Bij het oorlogsmuseum staan tanks en een kanon. Schuin ertegenover is een begraafplaats. Er zijn 4642 doden ter aarde besteld: meer dan 4100 uit het Britse Gemenebest en 505 uit andere landen, met name Duitsland. Hun namen leven voort, zegt het gedenkteken.
De soldaten waren jong toen hun levensdraad werd afgesneden. Neem schutter V.H. Woodcraft: 20 jaar. Onder aan zijn steen zijn de nabestaanden vermeld: moeder, vader en de andere gezinsleden. Een andere zerk: H. Shelbourne, uit het Hampshire Regiment. Ook 20 jaar; 20 nog maar. Ernaast ligt een van de 338 onbekende soldaten, „bekend bij God”.
Op het monument aan de overkant van de weg staan meer dan 1800 namen. Een spandoek vertelt dat dit een van de negen begraafplaatsen is die sinds april vorig jaar zijn opgeknapt, in aanloop naar de tachtigste herdenking van de invasie.
Honfleur
Op de kade van Honfleur wordt vis verkocht.
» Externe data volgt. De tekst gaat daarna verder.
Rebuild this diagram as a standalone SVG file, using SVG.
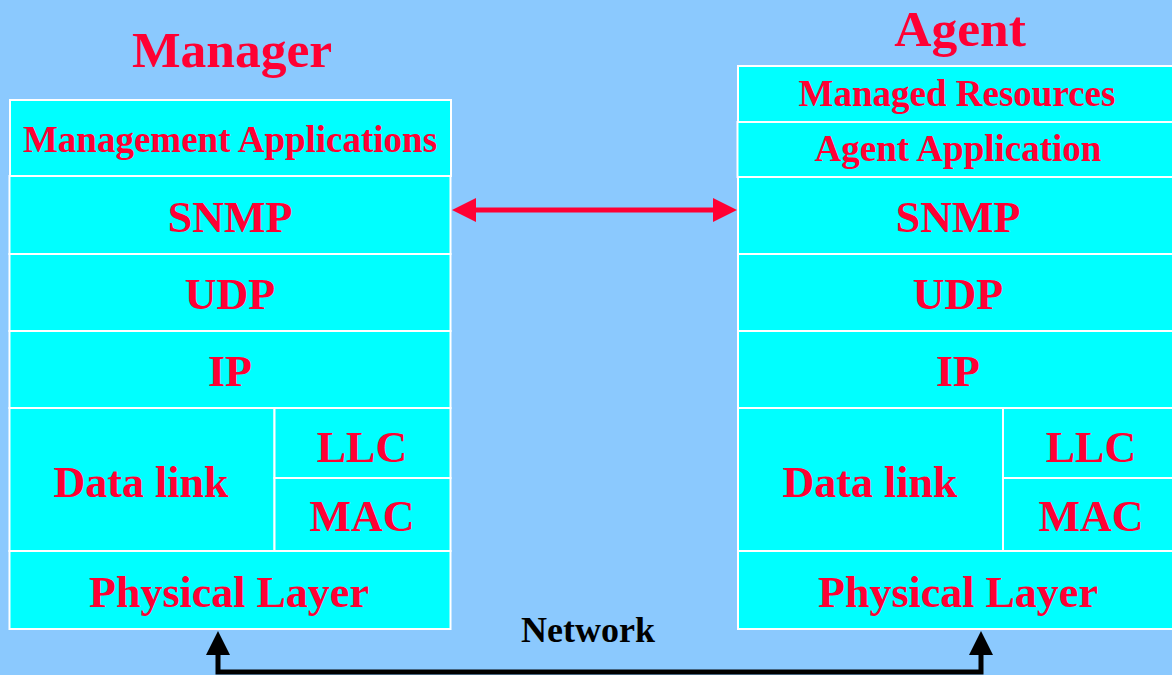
<svg xmlns="http://www.w3.org/2000/svg" width="1172" height="675" viewBox="0 0 1172 675">
<style>
.box{fill:#00FFFF;stroke:#FFFFFF;stroke-width:2}
.t{font-family:"Liberation Serif","Times New Roman",serif;font-weight:bold;fill:#FF0033;text-anchor:middle}
.s44{font-size:44px}
.s36{font-size:37px}
.s50{font-size:51.5px}
</style>
<rect x="0" y="0" width="1172" height="675" fill="#8BC9FE"/>
<text class="t s50" x="232" y="67">Manager</text>
<text class="t s50" x="960" y="46">Agent</text>
<g id="manager">
<g id="m-apps"><rect class="box" x="10" y="100" width="441" height="76"/><text class="t s36" x="230" y="152">Management Applications</text></g>
<g id="m-snmp"><rect class="box" x="9.5" y="176" width="441" height="78"/><text class="t s44" x="230" y="232">SNMP</text></g>
<g id="m-udp"><rect class="box" x="9.5" y="254" width="441" height="77"/><text class="t s44" x="230" y="309">UDP</text></g>
<g id="m-ip"><rect class="box" x="9.5" y="331" width="441" height="77"/><text class="t s44" x="230" y="386">IP</text></g>
<g id="m-dl"><rect class="box" x="9.5" y="408" width="265" height="143"/><text class="t s44" x="141" y="497">Data link</text></g>
<g id="m-llc"><rect class="box" x="274.5" y="408" width="176" height="70"/><text class="t s44" x="362" y="462">LLC</text></g>
<g id="m-mac"><rect class="box" x="274.5" y="478" width="176" height="73"/><text class="t s44" x="362" y="531">MAC</text></g>
<g id="m-phy"><rect class="box" x="9.5" y="551" width="441" height="78"/><text class="t s44" x="229" y="607">Physical Layer</text></g>
</g>
<g id="agent">
<g id="a-res"><rect class="box" x="738" y="66" width="440" height="56"/><text class="t s36" x="957" y="106">Managed Resources</text></g>
<g id="a-app"><rect class="box" x="737.5" y="122" width="440" height="55"/><text class="t s36" x="958" y="161">Agent Application</text></g>
<g id="a-snmp"><rect class="box" x="738" y="177" width="440" height="77"/><text class="t s44" x="958" y="232">SNMP</text></g>
<g id="a-udp"><rect class="box" x="738" y="254" width="440" height="77"/><text class="t s44" x="958" y="309">UDP</text></g>
<g id="a-ip"><rect class="box" x="738" y="331" width="440" height="77"/><text class="t s44" x="958" y="386">IP</text></g>
<g id="a-dl"><rect class="box" x="738" y="408" width="265" height="143"/><text class="t s44" x="870" y="497">Data link</text></g>
<g id="a-llc"><rect class="box" x="1003" y="408" width="175" height="70"/><text class="t s44" x="1091" y="462">LLC</text></g>
<g id="a-mac"><rect class="box" x="1003" y="478" width="175" height="73"/><text class="t s44" x="1091" y="531">MAC</text></g>
<g id="a-phy"><rect class="box" x="738" y="551" width="440" height="78"/><text class="t s44" x="958" y="607">Physical Layer</text></g>
</g>
<g id="connectors">
<line x1="472" y1="210" x2="717" y2="210" stroke="#FF0033" stroke-width="5"/>
<polygon points="452,210 476,198 476,222" fill="#FF0033"/>
<polygon points="737,210 713,198 713,222" fill="#FF0033"/>
<path d="M218,652 V672 H981 V652" fill="none" stroke="#000000" stroke-width="5"/>
<polygon points="218,631 206,655 230,655" fill="#000000"/>
<polygon points="981,631 969,655 993,655" fill="#000000"/>
<text x="588" y="642" font-family="'Liberation Serif','Times New Roman',serif" font-weight="bold" font-size="36" fill="#000000" text-anchor="middle">Network</text>
</g>
</svg>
Bloemen omringen de eenvoudige gedenksteen die aan 25 augustus 1944 herinnert: toen was het havenstadje vrij, als laatste plaats in de regio Calvados. De gouverneurswoning Lieutenance met de stadspoort bleef gespaard, evenals de eeuwenoude houten kerk.
Rouen
Op de plaats waar de ongeveer 19-jarige Jeanne d’Arc in 1431 werd verbrand, staat een futuristische kerk die naar haar is genoemd. Een aantal gebrandschilderde ramen is afkomstig uit de Saint-Vincentkerk, die tijdens de Tweede Wereldoorlog werd verwoest.
In de kathedraal van de stad is er ook een herinnering aan die tijd: bij de Sainte-Catherinekapel staat vermeld dat dit de enige kapel aan de zuidzijde is die overeind bleef tijdens een bombardement op 19 april 1944. Als hij zou zijn bezweken, zou ook het schip zijn ingestort.
Van 30 mei tot 5 juni waren er nog heviger bombardementen, in voorbereiding op D-day. De Rode Week, worden die dagen genoemd. De geallieerden probeerden de bruggen over de Seine te vernietigen, zodat de Duitsers geen voorraden en versterkingen konden laten aanrukken. Het kostte 400 burgers het leven. Vijfhonderd mijnwerkers hielpen bij het redden van mensen die vastzaten onder het puin.